According to our research, it is necessary to establish a concept of spatial integration to promote the convergence of urban–rural financial imbalances based on promoting spatial synergy. Policy recommendations are as follows. Firstly, improve urban financial radiation by meeting the financial demands of rural areas in different regions. Ineffective financial radiation will lead to excessive concentration of financial resources in cities and inhibit the convergence of urban–rural financial disequilibrium. Therefore, urban financial radiation should be optimized regarding radiation sources and radiation channels according to changes in rural finance. Secondly, it is necessary to reasonably use spatial spillover effects to promote the convergence of urban–rural financial imbalance. Inclusive finance should be promoted according to different spatial spillover effects among regions, strengthening financial radiation spillover and suppressing financial exclusion spillover.
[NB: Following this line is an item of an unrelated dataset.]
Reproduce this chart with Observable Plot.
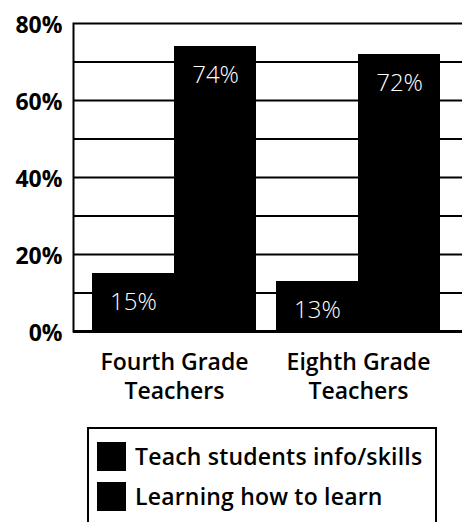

Thirdly, new spatial spillover channels should be activated according to the changes in the spatial interaction mode of urban–rural financial disequilibrium. Interaction channels such as via the transfer of information and the diffusion of knowledge, should be explored when spillover based on geographical distance is weak. The eastern region should expand networked and information-based spillover channels, improving the spatial dissemination of financial technology and encouraging the financial interaction in the information and technology dimensions. The central and western regions should continue enhancing urban–rural information construction and the digital upgrade of rural financial institutions to further improve the convergence of urban–rural financial disequilibrium for information and technology adjacent regions.